The costs of ghost jobs fall disproportionately on job seekers, particularly those in vulnerable positions. Unemployed workers actively seeking jobs bear the heaviest burden — each ghost job application consumes time and energy that could be directed toward genuine opportunities or skill development. The opportunity cost is highest for workers who have been laid off and are under financial pressure to secure employment quickly. Career changers and recent graduates are especially affected because they lack the network connections and industry experience to distinguish ghost jobs from real ones. These groups tend to rely more heavily on public job postings — the channel most contaminated by ghost listings — and less on referrals and direct outreach, which bypass the ghost job problem. The result is that the workers who can least afford to waste time on fruitless applications are most likely to do so. Society as a whole bears costs through reduced labor market efficiency.
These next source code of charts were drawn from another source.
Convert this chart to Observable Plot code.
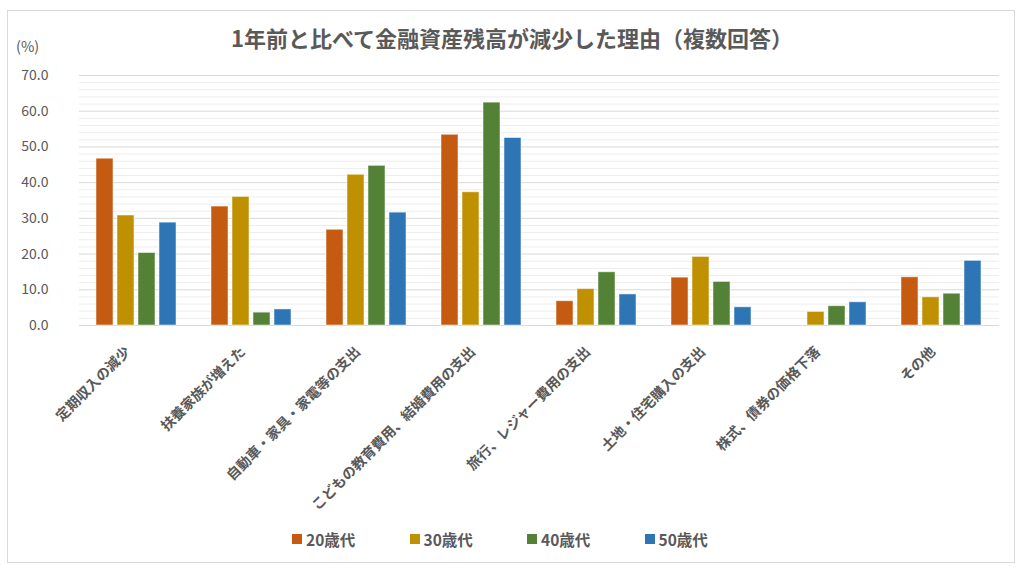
<!DOCTYPE html>
<html>
<head>
<meta charset="utf-8">
<script src="https://cdn.jsdelivr.net/npm/d3@7"></script>
<script src="https://cdn.jsdelivr.net/npm/@observablehq/plot@0.6"></script>
<style>
  html, body { margin: 0; padding: 0; background: #fff; }
  #wrap { position: relative; width: 1024px; height: 573px; overflow: hidden; font-family: "Noto Sans CJK JP", sans-serif; color: #595959; }
  #border { position: absolute; left: 7px; top: 10px; width: 1008px; height: 553px; border: 1px solid #d9d9d9; box-sizing: border-box; }
  #title { position: absolute; left: 0; top: 22px; width: 1024px; text-align: center; font-size: 22px; font-weight: bold; line-height: 30px; }
  #unit { position: absolute; left: 16px; top: 36px; font-size: 14.5px; line-height: 20px; }
  #chart { position: absolute; left: 0; top: 0; }
  #legend { position: absolute; left: 292px; top: 529px; display: flex; }
  .item { width: 117.5px; display: flex; align-items: center; font-size: 15.5px; font-weight: bold; line-height: 20px; }
  .sw { width: 10px; height: 10px; margin-right: 4px; }
</style>
</head>
<body>
<div id="wrap">
  <div id="border"></div>
  <div id="chart"></div>
  <div id="title">1年前と比べて金融資産残高が減少した理由（複数回答）</div>
  <div id="unit">(%)</div>
  <div id="legend"></div>
</div>
<script>
const categories = ["定期収入の減少", "扶養家族が増えた", "自動車・家具・家電等の支出", "こどもの教育費用、結婚費用の支出", "旅行、レジャー費用の支出", "土地・住宅購入の支出", "株式、債券の価格下落", "その他"];
const series = ["20歳代", "30歳代", "40歳代", "50歳代"];
const v20 = [46.7, 33.3, 26.8, 53.4, 6.8, 13.4, null, 13.5];
const v30 = [30.8, 36.0, 42.2, 37.3, 10.2, 19.2, 3.8, 7.9];
const v40 = [20.3, 3.6, 44.7, 62.4, 14.9, 12.2, 5.4, 8.9];
const v50 = [28.8, 4.5, 31.6, 52.5, 8.7, 5.1, 6.5, 18.1];
const yTicks = [0, 10, 20, 30, 40, 50, 60, 70];
const yMinorTicks = [2, 4, 6, 8, 12, 14, 16, 18, 22, 24, 26, 28, 32, 34, 36, 38, 42, 44, 46, 48, 52, 54, 56, 58, 62, 64, 66, 68];
const colors = ["#C55A11", "#BF9000", "#538135", "#2E75B6"];

const valuesBySeries = [v20, v30, v40, v50];
const data = [];
categories.forEach((c, i) => {
  series.forEach((s, j) => {
    const v = valuesBySeries[j][i];
    if (v != null) data.push({category: c, series: s, value: v});
  });
});

const chart = Plot.plot({
  width: 1024,
  height: 500,
  marginLeft: 76,
  marginRight: 22,
  marginTop: 75,
  marginBottom: 175,
  style: {fontFamily: "'Noto Sans CJK JP', sans-serif", color: "#595959", background: "transparent", overflow: "visible"},
  fx: {domain: categories, padding: 0, label: null},
  x: {domain: series, paddingInner: 0.18, paddingOuter: 0.82, axis: null},
  y: {domain: [0, 70], label: null, axis: null},
  color: {domain: series, range: colors},
  marks: [
    Plot.ruleY(yMinorTicks, {stroke: "#ededed", strokeWidth: 1}),
    Plot.ruleY(yTicks, {stroke: "#d9d9d9", strokeWidth: 1}),
    Plot.barY(data, {fx: "category", x: "series", y: "value", fill: "series", stroke: "white", strokeOpacity: 0.5, strokeWidth: 1}),
    Plot.axisY({ticks: yTicks, tickFormat: d => d.toFixed(1), tickSize: 0, tickPadding: 31, fontSize: 14, fill: "#595959", label: null}),
    Plot.axisFx({anchor: "bottom", tickRotate: -45, tickSize: 0, tickPadding: 12, dx: -9, dy: 12, fontSize: 14, fontWeight: "bold", fill: "#595959", label: null})
  ]
});
document.getElementById("chart").appendChild(chart);

const legend = document.getElementById("legend");
series.forEach((s, i) => {
  const item = document.createElement("div");
  item.className = "item";
  const sw = document.createElement("span");
  sw.className = "sw";
  sw.style.background = colors[i];
  const t = document.createElement("span");
  t.textContent = s;
  item.appendChild(sw);
  item.appendChild(t);
  legend.appendChild(item);
});
</script>
</body>
</html>
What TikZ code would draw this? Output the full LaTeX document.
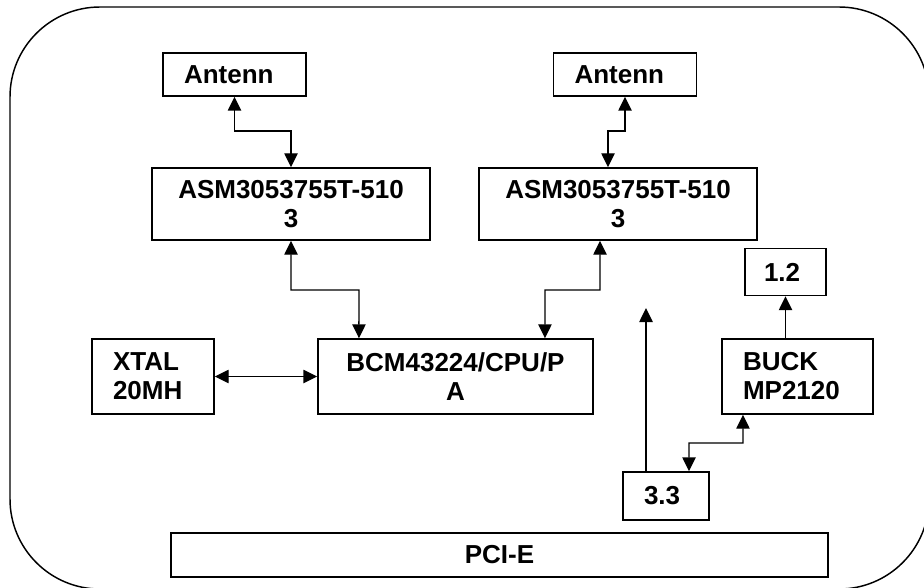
\documentclass[tikz,border=0pt]{standalone}
\usepackage{fontspec}
\setmainfont{Liberation Sans}
\usepackage{tikz}
\usetikzlibrary{arrows.meta}

\tikzset{
  blk/.style={draw, line width=1.1pt, inner sep=0pt, font=\bfseries\fontsize{19.5}{21.75}\selectfont},
  lblk/.style={blk, align=left, inner xsep=15.75pt, text width=#1},
  link/.style={line width=1.1pt, -{Triangle[length=10.5pt,width=10pt]}},
  dlink/.style={line width=1.1pt, {Triangle[length=10.5pt,width=10pt]}-{Triangle[length=10.5pt,width=10pt]}}
}

\begin{document}
\begin{tikzpicture}[x=0.75pt,y=0.75pt,yscale=-1,xscale=1]
\useasboundingbox (0,0) rectangle (924,588);

%Shape: Board outline
\draw [line width=1.1pt, rounded corners=67.5pt] (10,7) rectangle (929,589);

% Blocks
\node [lblk=75.75pt, minimum height=32.25pt] (antL) at (234.5,74.5) {Antenn};
\node [lblk=75.75pt, minimum height=32.25pt] (antR) at (625,74.5) {Antenn};
\node [blk, minimum width=208.5pt, minimum height=54pt, align=center] (asmL) at (291,204) {ASM3053755T-510\\3};
\node [blk, minimum width=208.5pt, minimum height=54pt, align=center] (asmR) at (618,204) {ASM3053755T-510\\3};
\node [lblk=32.25pt, inner xsep=14.25pt, minimum height=35.25pt] (p12) at (785.5,272) {1.2};
\node [lblk=60pt, minimum height=56.25pt] (xtal) at (153,376.5) {XTAL\\20MH};
\node [blk, minimum width=206.25pt, minimum height=56.25pt, align=center] (bcm) at (455.5,376.5) {BCM43224/CPU/P\\A};
\node [lblk=81.75pt, minimum height=56.25pt] (buck) at (797.5,376.5) {BUCK\\MP2120};
\node [lblk=33pt, minimum height=36pt] (p33) at (666,496) {3.3};
\node [blk, minimum width=492.75pt, minimum height=33pt] (pci) at (499.5,555) {PCI-E};
\coordinate (v33) at (646,308);

% Connections
\draw [dlink] (antL.south) |- (291,131) -- (asmL.north);
\draw [dlink] (antR.south) |- (608,131) -- ([xshift=-7.5pt]asmR.north);
\draw [dlink] (asmL.south) |- (359,290) -- ([xshift=-72.4pt]bcm.north);
\draw [dlink] ([xshift=-13.5pt]asmR.south) |- (545,290) -- ([xshift=67.1pt]bcm.north);
\draw [dlink] (xtal.east) -- (bcm.west);
\draw [link] ([xshift=-15pt]p33.north) -- (v33);
\draw [dlink] ([xshift=17.25pt]p33.north) |- (743,443) -- ([xshift=-40.9pt]buck.south);
\draw [link] (buck.north -| p12.south) -- (p12.south);

\end{tikzpicture}
\end{document}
When matching workers with jobs takes longer because of ghost job interference, the economy produces less output than it otherwise would. Extended job searches increase demand for unemployment benefits and social services, creating public costs that subsidize private ghost posting practices. The distortion of labor market statistics by ghost jobs can also lead to suboptimal policy decisions — if policymakers believe job openings are more plentiful than they actually are, they may underinvest in job training, unemployment support, or workforce development programs. The asymmetry is clear: ghost jobs generate diffuse benefits for platforms, employers, and recruiters while concentrating costs on individual job seekers and the broader public. This imbalance explains why ghost jobs persist — the beneficiaries have market power and organizational resources, while those bearing the costs are dispersed, unorganized, and often unaware that the practice is affecting them.